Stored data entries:
☆ ☆ ☆ ☆ ☆ ☆ ☆

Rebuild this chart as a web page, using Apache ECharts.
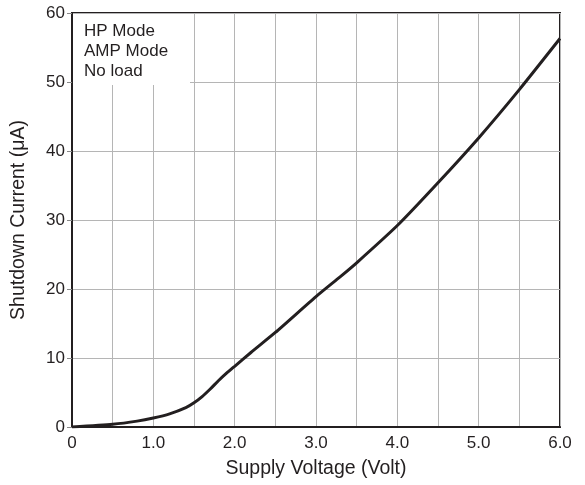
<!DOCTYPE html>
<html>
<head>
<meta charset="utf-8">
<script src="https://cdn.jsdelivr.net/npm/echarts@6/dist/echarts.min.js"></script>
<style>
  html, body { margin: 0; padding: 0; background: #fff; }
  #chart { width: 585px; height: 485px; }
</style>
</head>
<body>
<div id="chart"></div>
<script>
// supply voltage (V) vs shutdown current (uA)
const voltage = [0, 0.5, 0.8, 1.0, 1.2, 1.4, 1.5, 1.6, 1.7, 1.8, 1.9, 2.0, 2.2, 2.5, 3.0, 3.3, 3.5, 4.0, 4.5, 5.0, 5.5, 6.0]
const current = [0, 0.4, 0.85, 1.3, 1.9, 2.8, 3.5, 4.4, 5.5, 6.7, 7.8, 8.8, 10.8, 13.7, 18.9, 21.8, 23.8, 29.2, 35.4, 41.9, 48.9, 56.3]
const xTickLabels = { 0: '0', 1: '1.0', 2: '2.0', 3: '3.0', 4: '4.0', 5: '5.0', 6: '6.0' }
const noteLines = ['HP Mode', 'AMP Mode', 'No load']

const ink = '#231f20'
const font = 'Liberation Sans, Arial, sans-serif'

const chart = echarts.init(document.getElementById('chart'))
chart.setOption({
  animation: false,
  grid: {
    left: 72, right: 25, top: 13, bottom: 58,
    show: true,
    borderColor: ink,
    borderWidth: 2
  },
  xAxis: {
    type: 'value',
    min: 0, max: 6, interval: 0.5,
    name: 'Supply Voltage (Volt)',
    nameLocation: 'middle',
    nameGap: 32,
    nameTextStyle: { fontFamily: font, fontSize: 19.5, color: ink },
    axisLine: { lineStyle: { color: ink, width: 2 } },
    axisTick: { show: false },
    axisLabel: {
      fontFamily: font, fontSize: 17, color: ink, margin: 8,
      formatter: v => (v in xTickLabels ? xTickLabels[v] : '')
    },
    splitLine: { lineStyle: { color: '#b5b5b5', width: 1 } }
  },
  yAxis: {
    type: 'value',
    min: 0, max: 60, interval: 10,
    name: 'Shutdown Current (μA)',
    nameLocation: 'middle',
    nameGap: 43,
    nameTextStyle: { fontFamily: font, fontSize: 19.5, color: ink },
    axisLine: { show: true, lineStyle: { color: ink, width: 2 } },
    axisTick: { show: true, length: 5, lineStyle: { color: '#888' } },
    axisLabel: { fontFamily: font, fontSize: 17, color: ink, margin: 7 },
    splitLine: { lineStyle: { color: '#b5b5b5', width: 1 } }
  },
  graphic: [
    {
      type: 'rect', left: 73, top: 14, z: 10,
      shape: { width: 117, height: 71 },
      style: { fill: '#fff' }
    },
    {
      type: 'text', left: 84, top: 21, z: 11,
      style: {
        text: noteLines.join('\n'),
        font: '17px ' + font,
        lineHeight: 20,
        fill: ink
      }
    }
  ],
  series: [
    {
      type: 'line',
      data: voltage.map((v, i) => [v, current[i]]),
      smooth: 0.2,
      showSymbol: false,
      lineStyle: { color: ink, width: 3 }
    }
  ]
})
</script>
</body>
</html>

☆ ☆ ☆ ☆ ☆ ☆ ☆

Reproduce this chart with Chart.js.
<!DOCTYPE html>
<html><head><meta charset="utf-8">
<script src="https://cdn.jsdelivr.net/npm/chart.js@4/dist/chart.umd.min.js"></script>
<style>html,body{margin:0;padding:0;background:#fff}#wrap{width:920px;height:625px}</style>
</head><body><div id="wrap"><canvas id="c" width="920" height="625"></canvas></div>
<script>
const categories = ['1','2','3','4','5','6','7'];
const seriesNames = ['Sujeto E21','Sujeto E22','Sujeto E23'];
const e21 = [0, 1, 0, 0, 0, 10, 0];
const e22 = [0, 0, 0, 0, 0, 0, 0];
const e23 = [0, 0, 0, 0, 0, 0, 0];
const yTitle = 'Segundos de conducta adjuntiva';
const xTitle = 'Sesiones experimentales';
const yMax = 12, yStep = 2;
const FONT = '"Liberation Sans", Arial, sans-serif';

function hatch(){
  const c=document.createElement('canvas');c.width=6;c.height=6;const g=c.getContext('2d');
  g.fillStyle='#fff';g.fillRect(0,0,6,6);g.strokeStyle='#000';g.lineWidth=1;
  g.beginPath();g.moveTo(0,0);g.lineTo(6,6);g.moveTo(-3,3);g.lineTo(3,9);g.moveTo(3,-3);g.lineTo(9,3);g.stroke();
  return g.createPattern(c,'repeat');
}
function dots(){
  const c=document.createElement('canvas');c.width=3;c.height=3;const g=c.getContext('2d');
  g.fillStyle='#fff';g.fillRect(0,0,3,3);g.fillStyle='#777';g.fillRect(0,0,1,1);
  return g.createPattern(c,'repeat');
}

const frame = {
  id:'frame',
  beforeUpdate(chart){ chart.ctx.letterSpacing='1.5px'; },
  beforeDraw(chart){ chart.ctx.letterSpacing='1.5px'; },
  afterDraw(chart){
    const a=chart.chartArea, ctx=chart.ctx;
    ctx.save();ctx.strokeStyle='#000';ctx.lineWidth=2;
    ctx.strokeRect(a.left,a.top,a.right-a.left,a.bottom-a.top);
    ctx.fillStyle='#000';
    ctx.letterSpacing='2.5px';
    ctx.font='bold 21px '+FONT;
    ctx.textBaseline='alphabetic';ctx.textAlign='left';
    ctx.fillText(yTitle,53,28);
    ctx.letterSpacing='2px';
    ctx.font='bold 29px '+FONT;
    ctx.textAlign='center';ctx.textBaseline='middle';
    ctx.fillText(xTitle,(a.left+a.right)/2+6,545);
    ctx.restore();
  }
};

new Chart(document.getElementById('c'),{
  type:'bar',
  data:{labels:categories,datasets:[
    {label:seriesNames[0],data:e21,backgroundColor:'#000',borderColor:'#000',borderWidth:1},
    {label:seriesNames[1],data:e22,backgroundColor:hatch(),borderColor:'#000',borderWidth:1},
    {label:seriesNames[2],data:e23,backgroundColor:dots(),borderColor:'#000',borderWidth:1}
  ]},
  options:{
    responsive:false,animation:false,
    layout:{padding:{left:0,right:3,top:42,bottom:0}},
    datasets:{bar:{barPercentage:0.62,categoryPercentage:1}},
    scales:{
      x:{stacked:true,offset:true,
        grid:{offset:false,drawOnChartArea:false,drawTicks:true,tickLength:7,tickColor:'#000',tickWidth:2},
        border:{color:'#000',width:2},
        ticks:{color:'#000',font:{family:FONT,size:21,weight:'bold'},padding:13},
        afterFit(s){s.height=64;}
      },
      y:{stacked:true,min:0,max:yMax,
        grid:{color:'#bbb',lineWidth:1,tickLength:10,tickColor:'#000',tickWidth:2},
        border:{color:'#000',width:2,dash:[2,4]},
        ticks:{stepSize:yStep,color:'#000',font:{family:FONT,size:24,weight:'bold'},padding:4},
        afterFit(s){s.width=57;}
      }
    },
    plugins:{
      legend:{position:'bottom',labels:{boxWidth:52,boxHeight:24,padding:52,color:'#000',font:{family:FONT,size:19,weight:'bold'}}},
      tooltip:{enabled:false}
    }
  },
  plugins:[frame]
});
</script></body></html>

☆ ☆ ☆ ☆ ☆ ☆ ☆

- _Problem requirements_: Look through the entries and return every line where "this" appears.

- _Written solution_:
Rebuild this chart as a web page, using Apache ECharts.
Reproduce this chart with Chart.js.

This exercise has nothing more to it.